Happy Sunday, and happy Passover and/or Easter to any and all who are celebrating.

The San Francisco Giants were generous on this holiday, gifting their fans with five extra innings of baseball. The San Diego Padres were even more generous, matching the Giants donation but also throwing in a win on top.

Advantage, Padres.

Don’t let the 4-2, 14-inning loss fool you. This was a really fun baseball game, especially if you can distance yourself from the outcome. There are 146 more of these, so I highly recommend you at least try to do that.

For the bulk of the game, we were treated to a pitching battle between Drew Smyly and Chris Paddack.

You remember Paddack. You remember him because he made his MLB debut last year, on March 31, against the Giants.

You remember him because you thought, “Oh great, here’s another guy making his debut against the Giants, don’t expect to score any runs.”

You remember him because you were mostly right. Paddack only pitched 5 innings, but allowed just 2 hits, 1 walk, and 1 run, while striking out 7, and you thought “oh no, here we go, get used to this guy”

Paddack was the #4 prospect in the Padres quite-nice farm at the time, and now he’s the #1 starter, anchoring the rotation of a team with highly legitimate postseason aspirations.

He made two more starts against the Giants last year, finishing the season with this stat line against your beloved team: 17 innings, 13 hits, 2 walks, 5 earned runs, 21 strikeouts.

So, after that painful detour, we arrive at Sunday’s series finale, where we all assumed Paddack would dominate the Giants, per the usual.

The good news is that we’re all very, very smart people.

Paddack did indeed dominate. He went 7 strong innings, and likely would have gone more had the game not been tied and his spot up in the bottom half of the seventh.
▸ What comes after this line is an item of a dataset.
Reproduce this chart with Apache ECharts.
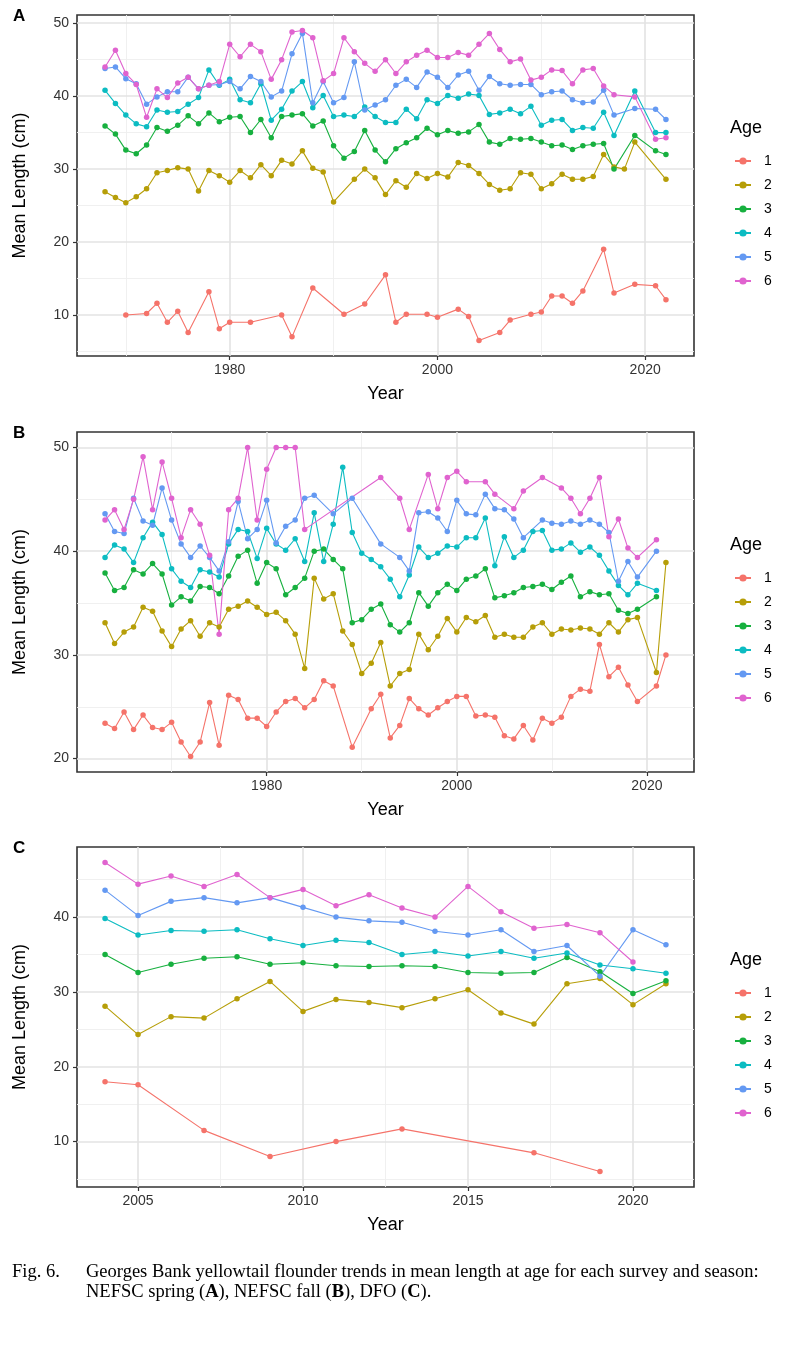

He gave up just 2 hits and 1 walk, though one of the hits was a Brandon Belt solo home run. He struck out 11.

Newsflash: The Giants strike out a lot.

But if you like pitching, watching the Giants flail at pitches over and over was offset by Smyly’s strong performance. Smyly kept the Padres off balance all day, and matched the important parts of Paddack’s line: 7 innings, 1 run. The details weren’t quite as impressive — 5 hits, 2 walks, 7 strikeouts — but it was a mighty fine performance, and a joy to watch.

So we started over in the eighth inning, tied 1-1. A one-out double by Manny Machado, followed by a single from Fernando Tatis Jr. put the Padres on top. But the saving grace for the Giants was that Paddack was no longer in the game.

But perhaps the Giants had an even bigger problem on their hands: Kirby Yates.

Yates awaited them in the ninth, and the broadcast kindly reminded you that the Giants hadn’t scored a run off of him since April 29, 2017 — he’d made 17 consecutive scoreless appearances against San Francisco.

You expected an 18th. I expected an 18th. We all expected an 18th.

But Alex Dickerson led off the inning with a line drive right over first base, and the Giants had a lead-off double. A productive groundout from Buster Posey and a deep-enough fly ball from Belt later, and the Giants had miraculously scored a run to tie the game.

To extra innings we went. Free baseball.

The Padres inning-eaters were excellent, but so were the Giants, who relied on Trevor Oaks and Trevor Cahill.

And then came the 14th inning, when the Padres ridiculous heart of the lineup struck again. This time it was a leadoff single from Machado, followed by a towering two-run walk-off blast by Tatis.

The game was fun, but the game was over, and the game was lost.

The Giants are now 6-10.

It turns out you can’t win them all. Or even most of them.